The German blogger, writer and journalist, Sascha Lobo, has gone so far as to say that
the Internet is finished, but the idea of digital networking is not.
The present construction of the net restricts the opportunities we have to exert a democratic influence. It raises the question of who wields power. We politicians do not determine the rules of the game. Frank Schirrmacher, the late co-publisher of the German daily Frankfurter Allgemeine Zeitung, summed up the situation as follows:
What we are looking at here is the power asymmetry of the modern era and the question of how it can be democratised without jeopardising the advantages it offers.
There is no reason to give up hope. We can win the Internet back. We can shape it. We can repair it.

Social Democrats have always aspired to shape policy. We stand for education and participation, for progress and improved conditions, for freedom, justice and solidarity.

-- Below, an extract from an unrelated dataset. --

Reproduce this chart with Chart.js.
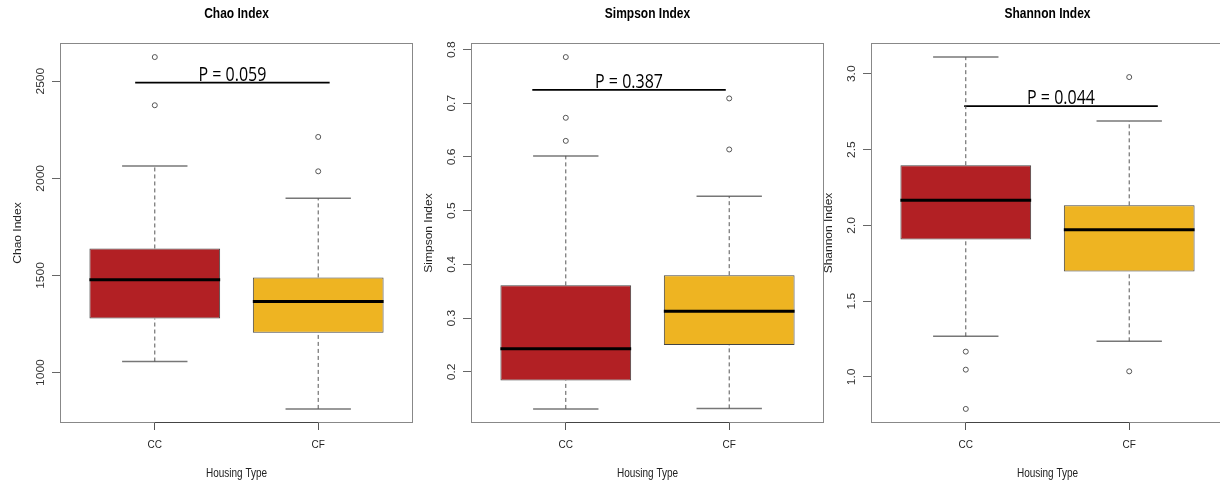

But what do they mean for the online world?
Freedom: Freedom means having a share and being able to participate. Everybody can develop, organise and make direct contact. For years the concept of freedom gave us reason to praise the Internet to the skies, until we woke up with a jolt. For authoritarian regimes and security services learned how to control the technology, blocked online networks and resorted to monitoring. Freedom is also restricted with the help of search filters and privileged data. Neutrality is ruled out. We must regain freedom in the digital realm.
Justice: For us, justice means access to the Internet. Those who are offline are left behind. Those who are online have undreamt-of possibilities. There is the threat here of a new gap opening up between rich and poor, between online and offline, if online services cost a lot of money. If safe communication with friends is only possible when you can pay for it. If good job exchanges demand large sums of money that people on income support perhaps cannot afford. But justice is also a question of fair education and upward progression – online and offline. We need digital education in schools, training and professions. People must understand how computers work. What digitisation means. Young and old alike. That is the way to ensure justice.

Solidarity: Today solidarity often means online political activism. Of course an online petition for better refugee accommodation is a good idea. So is an appeal on Facebook against PEGIDA (Patriotic Europeans against the Islamisation of the West). The Internet provides tremendously important spaces for debate. But we should use it more as a tool for real-life activism rather than harnessing our resources online only. Solidarity also means community. We cannot afford to lose our sense of genuine public good. The Internet, by contrast, is very much focused on the individual. Ultimately, then, you lose sight of the big picture behind it. The optimisation of the individual by means of apps, but not everyone is in a position to become fitter and healthier, faster and so on. Our social security systems are geared to the public good – in health and in pensions. Mutual solidarity shapes society. That is something we must achieve in the digital world, too.

However, there is one thing we should not lose sight of in the process. Behind the digital identity is a real-life person, an individual who can lose his or her footing. Can we really lead self-determined lives if we are confronted wherever we go with facts and data, opinions and transparency? Today we can largely do what we want to do. And become the people we want to become. That is what the Internet promises us at least. But it is becoming progressively more difficult to find out what that actually means in practice.

Harmonising digital and real-life identity, mapping out personal wishes and targets, creating motivation and satisfaction is getting more and more difficult in the brave new online world. We politicians must create safe spaces in which there is room for opinions but also uncertainties. In which questions can be put. In which users have confidence. If people cannot find their identity, there is no point us talking about who owns the digital share of it.

We, therefore, need a world which gives people sufficient freedom to find themselves. Which creates sufficient justice to make upward social progress possible. Which creates solidarity not just by means of clicks and likes. The vision mapped out in Dave Eggers’ The Circle is certainly not a vision I consider desirable.

I see the solution first and foremost in education and the fostering of diversity. We need properly educated citizens who know there are search engines which do not collect data. Who use messengers that transmit encrypted news. Who use different providers in order to avoid becoming transparent citizens. The more data are spread across different servers the better. We need citizens who say quite clearly: That’s not for me! Who show companies the cold shoulder. People who can decide for themselves who uses their data. The provider with the best protection. We need diversity and not monopolies. That is the starting point for political regulation.
Social democratic policies must ensure good general conditions. That means greatly improved digital education and the systematic extension of media-based teaching. 

With campaigns and education and with comprehensive data protection regulations which make it possible for data to be properly deleted or passed on. We need improvements in cartel and competition law. And we must promote start-ups that aim to win back the “good Internet”.

These are not so much visions as real steps. But they have a clearly defined objective: citizens’ power. All power emanates from the people – there can be nothing more democratic than that. Behind this lies a notion which entails a development away from transparent citizens to sovereign citizens. Our data belong to us. We must make sure that is the case once again in the future.

For me there can only be progress in this respect. As the German philosopher and journalist, Gerhard Szczesny, once said:
Being educated means not being afraid of yourself.
That is something we, too, should bear in mind in our debates on digitisation. We must make sure that we are not marked by fear of the Internet, but by confidence in it. We have values we stand up for. We have an objective we pursue. All we need now are the best solutions.

This is the transcript of a speech delivered in Berlin in December 2014 at a ‘philosophy meets politics’ event of the Kulturforum der Sozialdemokratie.